Elle a ajouté que la décision de dimanche aurait une influence lors de l’audience devant la Cour suprême prévue dans deux mois concernant une demande de l’équipe de défense de la victime de démolir le domicile de l’agresseur. Bien que l’adolescent israélien n’ait pas encore été condamné, la loi israélienne n’exige pas un verdict avant que les forces de sécurité n’appliquent la mesure punitive.
L’avocate a ajouté que bien qu’ayant survécu à l’attaque, le père et la fille souffrent de répercussions psychologiques sévères, notamment un syndrome de stress post-traumatique, qui leur coûtera plusieurs millions de shekels à faire soigner.
Pour sa part, Yakoub Rabi a confié au Times of Israël avoir du mal à trouver du travail depuis l’attaque, parce que de nombreux employeurs israéliens refusent de l’embaucher quand ils apprennent son identité.
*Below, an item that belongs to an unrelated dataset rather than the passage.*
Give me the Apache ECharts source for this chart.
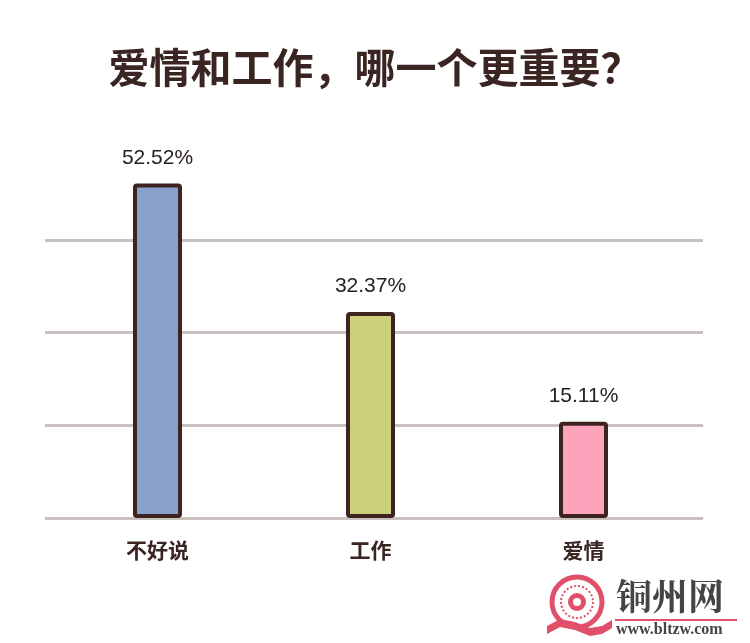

Le veuf a dit avoir rencontré le président de l’Autorité palestinienne Mahmoud Abbas, qui a proposé de porter plainte auprès de la Cour pénale internationale. Ses avocats ont indiqué ignorer si l’affaire serait portée jusqu’à La Haye.
Yakoub Rabi a également rencontré le président Reuven Rivlin en juin dernier à la résidence présidentielle de Jérusalem, où le chef de l’État a présenté au veuf ses condoléances.
« Je veux seulement la justice, et être traité et indemnisé comme l’aurait été un Israélien s’il avait été victime d’une attaque terroriste palestinienne’, avait-il alors fait savoir.